→ GIVEN INSTRUCTION
Leave out every picture, and retype exactly the lines from the line with "What matplotlib code" through the line with "plt.rcParams['mathtext.default'] = 'regular'", both ends included.

→ MATERIAL
========================================
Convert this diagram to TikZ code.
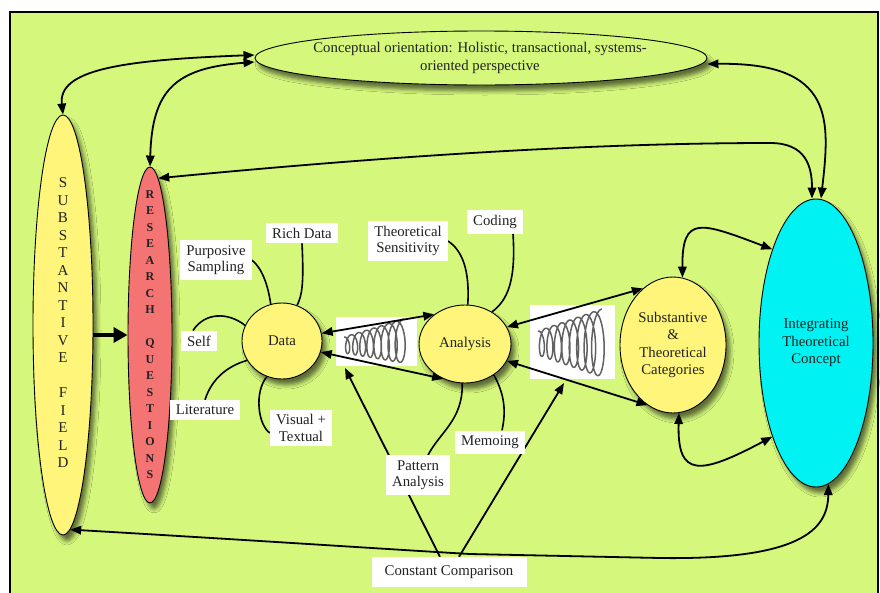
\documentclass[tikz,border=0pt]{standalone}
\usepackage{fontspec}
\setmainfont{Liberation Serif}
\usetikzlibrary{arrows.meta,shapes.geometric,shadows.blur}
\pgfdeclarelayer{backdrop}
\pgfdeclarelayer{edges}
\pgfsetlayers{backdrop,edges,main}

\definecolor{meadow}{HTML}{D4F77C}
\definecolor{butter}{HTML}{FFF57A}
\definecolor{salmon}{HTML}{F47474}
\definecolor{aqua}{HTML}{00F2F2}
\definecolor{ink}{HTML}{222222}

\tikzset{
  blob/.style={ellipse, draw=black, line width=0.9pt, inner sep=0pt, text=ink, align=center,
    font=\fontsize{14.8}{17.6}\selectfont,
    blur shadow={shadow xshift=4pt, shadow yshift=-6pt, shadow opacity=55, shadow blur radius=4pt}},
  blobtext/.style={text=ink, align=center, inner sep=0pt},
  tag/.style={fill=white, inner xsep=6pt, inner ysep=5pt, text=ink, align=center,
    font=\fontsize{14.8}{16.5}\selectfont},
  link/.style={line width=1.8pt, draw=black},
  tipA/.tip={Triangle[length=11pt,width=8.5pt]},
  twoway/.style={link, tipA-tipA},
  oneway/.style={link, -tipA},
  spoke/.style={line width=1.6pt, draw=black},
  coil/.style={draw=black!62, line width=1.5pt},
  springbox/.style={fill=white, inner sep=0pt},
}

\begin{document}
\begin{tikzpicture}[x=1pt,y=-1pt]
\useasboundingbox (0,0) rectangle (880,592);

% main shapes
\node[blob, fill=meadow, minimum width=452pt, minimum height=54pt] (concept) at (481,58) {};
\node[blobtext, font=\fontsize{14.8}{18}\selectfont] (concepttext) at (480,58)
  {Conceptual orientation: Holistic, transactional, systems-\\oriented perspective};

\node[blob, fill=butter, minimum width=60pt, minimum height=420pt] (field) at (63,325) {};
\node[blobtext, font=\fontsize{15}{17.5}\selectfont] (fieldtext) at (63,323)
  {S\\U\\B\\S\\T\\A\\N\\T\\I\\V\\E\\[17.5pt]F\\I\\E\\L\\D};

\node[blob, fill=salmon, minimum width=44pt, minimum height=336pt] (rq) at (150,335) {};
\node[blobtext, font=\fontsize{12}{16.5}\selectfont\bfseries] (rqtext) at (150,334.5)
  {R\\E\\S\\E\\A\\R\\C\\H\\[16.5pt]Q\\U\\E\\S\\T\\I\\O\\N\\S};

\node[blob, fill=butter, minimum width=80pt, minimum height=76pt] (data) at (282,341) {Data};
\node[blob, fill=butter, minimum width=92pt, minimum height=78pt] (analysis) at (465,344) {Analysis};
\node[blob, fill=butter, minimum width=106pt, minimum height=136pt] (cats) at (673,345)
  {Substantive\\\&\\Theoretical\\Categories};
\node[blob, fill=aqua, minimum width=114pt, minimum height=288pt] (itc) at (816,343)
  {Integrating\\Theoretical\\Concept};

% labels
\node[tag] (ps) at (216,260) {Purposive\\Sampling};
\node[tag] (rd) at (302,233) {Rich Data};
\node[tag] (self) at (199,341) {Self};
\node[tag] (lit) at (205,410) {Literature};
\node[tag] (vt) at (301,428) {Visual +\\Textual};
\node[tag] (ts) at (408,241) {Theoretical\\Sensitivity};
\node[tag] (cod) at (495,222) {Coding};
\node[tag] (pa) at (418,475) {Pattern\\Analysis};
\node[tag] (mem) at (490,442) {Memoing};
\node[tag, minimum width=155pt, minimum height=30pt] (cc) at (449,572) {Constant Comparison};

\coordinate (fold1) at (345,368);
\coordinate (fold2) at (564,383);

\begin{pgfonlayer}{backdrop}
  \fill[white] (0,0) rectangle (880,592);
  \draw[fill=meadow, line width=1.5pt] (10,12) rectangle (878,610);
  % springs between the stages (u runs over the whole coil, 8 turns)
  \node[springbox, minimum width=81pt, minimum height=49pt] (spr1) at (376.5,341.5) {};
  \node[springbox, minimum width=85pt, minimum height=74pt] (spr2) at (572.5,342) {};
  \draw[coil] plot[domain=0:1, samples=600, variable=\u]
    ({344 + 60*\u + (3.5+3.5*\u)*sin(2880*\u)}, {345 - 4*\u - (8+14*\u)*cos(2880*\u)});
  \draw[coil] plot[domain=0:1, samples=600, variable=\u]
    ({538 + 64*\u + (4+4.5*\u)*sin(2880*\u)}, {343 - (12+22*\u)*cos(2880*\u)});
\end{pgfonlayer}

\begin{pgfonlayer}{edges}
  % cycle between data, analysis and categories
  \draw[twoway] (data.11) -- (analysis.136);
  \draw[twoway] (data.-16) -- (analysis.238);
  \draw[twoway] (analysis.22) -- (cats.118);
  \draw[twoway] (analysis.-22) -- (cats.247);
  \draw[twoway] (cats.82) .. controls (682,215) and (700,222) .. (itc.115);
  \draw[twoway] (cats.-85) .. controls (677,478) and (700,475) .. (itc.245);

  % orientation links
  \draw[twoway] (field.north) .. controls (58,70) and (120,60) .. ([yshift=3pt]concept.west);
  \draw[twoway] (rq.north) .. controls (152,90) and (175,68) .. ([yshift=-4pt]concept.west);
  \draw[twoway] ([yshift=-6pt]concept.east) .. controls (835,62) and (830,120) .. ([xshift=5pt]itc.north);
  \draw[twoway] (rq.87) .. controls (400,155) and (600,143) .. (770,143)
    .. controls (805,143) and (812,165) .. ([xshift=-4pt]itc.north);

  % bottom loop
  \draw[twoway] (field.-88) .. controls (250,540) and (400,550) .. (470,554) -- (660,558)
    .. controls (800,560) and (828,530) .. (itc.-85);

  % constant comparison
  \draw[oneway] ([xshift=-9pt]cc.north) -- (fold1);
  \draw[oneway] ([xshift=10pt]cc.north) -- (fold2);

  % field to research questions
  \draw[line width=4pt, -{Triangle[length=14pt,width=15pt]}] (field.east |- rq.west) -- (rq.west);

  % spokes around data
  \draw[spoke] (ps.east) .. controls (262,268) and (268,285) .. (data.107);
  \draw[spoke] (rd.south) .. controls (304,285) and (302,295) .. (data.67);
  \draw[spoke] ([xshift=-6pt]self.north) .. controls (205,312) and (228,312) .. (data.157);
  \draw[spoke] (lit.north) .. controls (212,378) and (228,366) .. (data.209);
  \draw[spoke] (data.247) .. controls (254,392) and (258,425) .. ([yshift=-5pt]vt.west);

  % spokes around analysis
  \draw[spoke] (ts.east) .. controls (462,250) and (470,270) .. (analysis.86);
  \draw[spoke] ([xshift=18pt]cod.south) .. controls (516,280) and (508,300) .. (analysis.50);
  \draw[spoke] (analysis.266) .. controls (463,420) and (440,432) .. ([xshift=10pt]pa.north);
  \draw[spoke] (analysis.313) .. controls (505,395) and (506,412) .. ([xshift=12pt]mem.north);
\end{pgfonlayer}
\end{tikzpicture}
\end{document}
========================================
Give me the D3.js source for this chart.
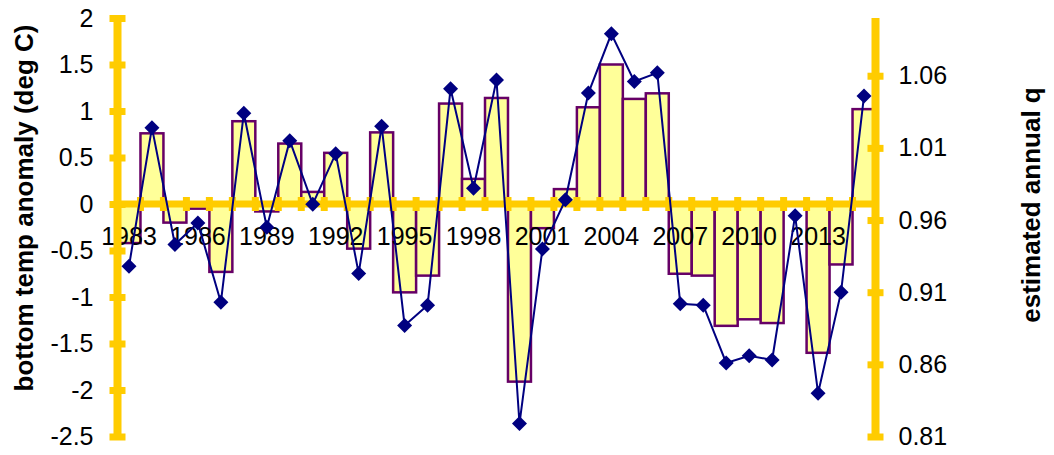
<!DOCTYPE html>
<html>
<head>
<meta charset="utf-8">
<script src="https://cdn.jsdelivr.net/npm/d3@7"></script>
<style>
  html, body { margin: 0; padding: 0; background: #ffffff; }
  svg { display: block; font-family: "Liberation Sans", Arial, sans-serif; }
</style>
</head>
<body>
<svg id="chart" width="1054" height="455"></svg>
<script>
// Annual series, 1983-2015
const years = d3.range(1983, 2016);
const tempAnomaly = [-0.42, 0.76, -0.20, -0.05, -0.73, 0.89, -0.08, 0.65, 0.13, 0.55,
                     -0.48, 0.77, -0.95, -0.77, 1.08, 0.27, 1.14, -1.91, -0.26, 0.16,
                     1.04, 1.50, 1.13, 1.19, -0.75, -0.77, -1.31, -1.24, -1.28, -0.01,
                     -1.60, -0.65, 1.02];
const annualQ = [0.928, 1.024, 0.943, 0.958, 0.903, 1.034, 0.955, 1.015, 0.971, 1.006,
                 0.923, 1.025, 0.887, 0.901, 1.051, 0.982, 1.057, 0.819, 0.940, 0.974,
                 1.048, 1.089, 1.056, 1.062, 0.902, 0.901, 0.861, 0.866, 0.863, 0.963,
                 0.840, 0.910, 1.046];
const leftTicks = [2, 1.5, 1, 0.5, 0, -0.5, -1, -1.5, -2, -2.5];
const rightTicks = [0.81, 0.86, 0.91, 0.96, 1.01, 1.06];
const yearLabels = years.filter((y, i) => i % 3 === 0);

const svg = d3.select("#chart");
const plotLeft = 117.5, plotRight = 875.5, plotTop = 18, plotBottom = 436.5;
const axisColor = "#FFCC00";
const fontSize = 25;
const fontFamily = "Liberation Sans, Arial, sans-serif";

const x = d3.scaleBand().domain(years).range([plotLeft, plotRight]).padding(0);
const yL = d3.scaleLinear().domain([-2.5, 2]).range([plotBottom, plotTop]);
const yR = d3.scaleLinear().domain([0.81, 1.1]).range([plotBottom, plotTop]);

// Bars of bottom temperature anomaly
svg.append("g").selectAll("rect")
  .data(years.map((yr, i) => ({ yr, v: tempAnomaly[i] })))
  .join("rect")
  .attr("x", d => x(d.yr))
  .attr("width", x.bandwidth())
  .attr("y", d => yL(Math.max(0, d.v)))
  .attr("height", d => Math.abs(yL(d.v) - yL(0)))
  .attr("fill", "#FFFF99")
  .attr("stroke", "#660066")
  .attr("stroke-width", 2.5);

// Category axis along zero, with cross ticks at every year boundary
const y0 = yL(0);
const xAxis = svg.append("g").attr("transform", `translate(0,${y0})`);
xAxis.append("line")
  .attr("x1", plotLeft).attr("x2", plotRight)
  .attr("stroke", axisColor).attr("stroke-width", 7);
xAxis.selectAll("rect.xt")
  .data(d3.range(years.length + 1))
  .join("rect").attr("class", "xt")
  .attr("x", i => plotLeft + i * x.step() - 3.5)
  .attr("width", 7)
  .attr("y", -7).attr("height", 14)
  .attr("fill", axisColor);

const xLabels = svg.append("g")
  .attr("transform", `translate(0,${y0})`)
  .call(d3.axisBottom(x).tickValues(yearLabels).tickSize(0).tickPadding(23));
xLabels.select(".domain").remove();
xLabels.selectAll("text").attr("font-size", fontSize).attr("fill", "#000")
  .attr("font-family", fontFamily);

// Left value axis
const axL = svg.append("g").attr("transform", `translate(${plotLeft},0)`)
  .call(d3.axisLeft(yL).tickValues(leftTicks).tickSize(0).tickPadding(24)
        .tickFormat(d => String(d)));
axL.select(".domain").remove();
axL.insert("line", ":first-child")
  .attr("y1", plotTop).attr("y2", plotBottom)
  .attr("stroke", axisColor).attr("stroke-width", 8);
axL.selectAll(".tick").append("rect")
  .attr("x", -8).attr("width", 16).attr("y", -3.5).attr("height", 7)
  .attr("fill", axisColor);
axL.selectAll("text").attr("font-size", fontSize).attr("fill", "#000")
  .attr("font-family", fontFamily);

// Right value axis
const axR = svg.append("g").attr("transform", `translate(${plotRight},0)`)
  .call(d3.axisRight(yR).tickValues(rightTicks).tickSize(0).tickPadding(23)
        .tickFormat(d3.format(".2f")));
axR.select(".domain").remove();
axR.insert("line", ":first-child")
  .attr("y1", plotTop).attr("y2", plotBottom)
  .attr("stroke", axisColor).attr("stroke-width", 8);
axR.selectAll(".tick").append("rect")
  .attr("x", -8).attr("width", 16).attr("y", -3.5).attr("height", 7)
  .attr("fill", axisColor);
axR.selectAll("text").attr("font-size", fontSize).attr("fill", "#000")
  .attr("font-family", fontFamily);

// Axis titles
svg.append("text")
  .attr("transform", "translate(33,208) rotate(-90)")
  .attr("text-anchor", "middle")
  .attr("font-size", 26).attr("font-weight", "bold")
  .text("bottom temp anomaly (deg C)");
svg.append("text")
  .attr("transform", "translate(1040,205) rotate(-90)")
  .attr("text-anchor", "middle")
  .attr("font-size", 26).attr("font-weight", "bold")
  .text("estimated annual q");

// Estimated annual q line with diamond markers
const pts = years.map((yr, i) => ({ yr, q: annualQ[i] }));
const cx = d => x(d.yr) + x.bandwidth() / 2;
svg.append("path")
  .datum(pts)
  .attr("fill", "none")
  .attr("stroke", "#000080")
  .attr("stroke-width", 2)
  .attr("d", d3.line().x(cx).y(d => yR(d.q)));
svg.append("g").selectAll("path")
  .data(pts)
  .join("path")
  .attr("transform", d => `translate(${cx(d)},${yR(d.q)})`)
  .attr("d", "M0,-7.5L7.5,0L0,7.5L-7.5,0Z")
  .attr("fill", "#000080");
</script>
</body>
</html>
========================================
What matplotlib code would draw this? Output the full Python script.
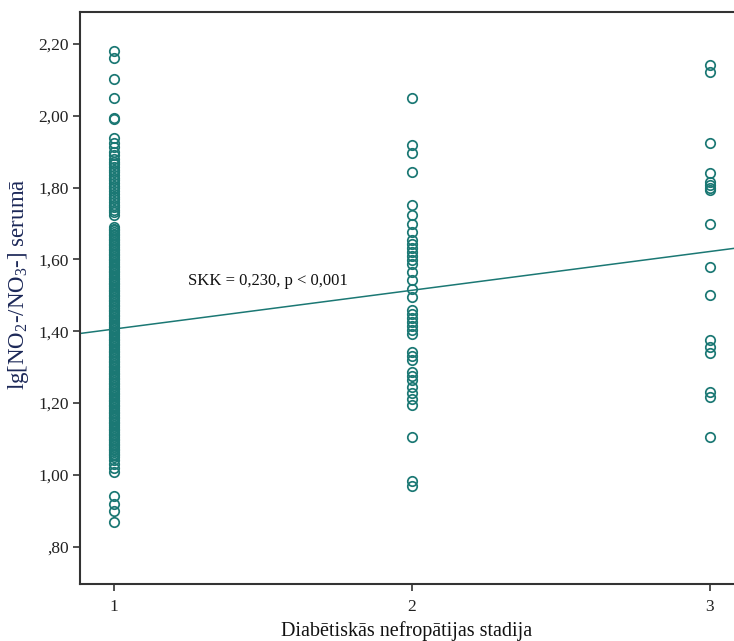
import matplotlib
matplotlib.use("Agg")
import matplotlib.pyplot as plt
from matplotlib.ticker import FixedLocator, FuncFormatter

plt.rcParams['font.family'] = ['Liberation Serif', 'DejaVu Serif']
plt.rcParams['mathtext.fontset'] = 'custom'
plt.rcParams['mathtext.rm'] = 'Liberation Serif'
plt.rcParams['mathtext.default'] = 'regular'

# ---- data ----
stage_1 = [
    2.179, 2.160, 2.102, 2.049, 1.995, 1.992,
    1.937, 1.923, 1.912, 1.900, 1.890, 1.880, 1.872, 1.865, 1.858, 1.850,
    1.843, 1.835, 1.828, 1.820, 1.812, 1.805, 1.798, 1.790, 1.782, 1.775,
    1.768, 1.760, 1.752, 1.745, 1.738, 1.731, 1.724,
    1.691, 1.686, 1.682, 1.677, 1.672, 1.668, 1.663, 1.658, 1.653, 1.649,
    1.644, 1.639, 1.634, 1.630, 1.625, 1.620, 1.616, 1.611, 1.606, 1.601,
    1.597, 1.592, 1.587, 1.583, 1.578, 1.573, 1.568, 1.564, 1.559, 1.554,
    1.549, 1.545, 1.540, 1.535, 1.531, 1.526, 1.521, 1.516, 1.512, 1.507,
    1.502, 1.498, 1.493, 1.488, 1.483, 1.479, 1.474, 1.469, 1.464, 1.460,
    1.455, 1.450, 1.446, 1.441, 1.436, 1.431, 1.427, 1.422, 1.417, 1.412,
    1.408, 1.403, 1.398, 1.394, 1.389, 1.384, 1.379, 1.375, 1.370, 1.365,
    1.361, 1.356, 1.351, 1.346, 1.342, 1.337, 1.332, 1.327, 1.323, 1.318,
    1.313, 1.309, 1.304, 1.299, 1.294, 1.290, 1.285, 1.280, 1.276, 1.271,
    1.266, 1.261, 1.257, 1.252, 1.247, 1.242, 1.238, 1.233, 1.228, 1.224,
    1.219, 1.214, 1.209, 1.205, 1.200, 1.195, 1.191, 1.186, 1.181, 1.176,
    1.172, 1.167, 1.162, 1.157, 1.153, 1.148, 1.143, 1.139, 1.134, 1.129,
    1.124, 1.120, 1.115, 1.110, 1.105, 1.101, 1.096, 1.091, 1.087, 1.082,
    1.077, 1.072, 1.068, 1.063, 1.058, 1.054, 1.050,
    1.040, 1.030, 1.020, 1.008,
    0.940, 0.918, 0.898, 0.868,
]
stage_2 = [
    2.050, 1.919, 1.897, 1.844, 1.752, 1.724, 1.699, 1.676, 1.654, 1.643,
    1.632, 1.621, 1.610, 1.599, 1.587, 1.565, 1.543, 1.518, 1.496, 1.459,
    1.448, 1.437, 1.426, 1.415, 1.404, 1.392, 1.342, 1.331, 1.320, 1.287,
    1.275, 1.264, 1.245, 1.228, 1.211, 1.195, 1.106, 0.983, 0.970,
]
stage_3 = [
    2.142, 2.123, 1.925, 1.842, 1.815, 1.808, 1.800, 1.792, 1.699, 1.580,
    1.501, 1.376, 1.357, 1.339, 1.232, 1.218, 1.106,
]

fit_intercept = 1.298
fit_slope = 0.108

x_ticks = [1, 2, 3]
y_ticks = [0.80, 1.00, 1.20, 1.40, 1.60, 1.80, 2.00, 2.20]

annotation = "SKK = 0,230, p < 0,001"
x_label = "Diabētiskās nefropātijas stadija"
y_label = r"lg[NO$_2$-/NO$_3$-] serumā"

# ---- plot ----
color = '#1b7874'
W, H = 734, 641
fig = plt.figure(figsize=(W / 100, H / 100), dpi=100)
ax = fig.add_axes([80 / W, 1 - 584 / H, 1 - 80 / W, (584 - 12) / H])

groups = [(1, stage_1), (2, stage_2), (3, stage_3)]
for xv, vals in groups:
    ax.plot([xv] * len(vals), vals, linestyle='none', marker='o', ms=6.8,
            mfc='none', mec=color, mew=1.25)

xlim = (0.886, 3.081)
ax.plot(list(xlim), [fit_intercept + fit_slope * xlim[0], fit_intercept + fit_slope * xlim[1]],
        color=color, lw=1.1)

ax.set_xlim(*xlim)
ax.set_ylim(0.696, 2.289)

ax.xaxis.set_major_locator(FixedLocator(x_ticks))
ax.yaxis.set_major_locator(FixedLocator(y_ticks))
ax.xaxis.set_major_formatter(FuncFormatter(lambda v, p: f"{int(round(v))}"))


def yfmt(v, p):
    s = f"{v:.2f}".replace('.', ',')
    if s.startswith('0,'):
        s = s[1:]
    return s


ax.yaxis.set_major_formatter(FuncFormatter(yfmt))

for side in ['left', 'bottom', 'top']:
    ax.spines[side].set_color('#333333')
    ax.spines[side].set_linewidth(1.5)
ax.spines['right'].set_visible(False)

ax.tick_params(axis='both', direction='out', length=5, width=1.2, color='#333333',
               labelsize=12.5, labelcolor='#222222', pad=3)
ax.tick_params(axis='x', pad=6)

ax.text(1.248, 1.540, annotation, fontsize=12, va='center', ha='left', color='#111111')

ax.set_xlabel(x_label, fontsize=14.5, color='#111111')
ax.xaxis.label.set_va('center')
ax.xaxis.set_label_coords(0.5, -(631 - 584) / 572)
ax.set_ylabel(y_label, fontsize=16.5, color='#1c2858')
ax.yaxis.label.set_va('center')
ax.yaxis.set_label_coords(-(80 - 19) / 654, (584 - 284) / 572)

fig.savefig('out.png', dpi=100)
========================================
→ FULL SOLUTION
What matplotlib code would draw this? Output the full Python script.
import matplotlib
matplotlib.use("Agg")
import matplotlib.pyplot as plt
from matplotlib.ticker import FixedLocator, FuncFormatter

plt.rcParams['font.family'] = ['Liberation Serif', 'DejaVu Serif']
plt.rcParams['mathtext.fontset'] = 'custom'
plt.rcParams['mathtext.rm'] = 'Liberation Serif'
plt.rcParams['mathtext.default'] = 'regular'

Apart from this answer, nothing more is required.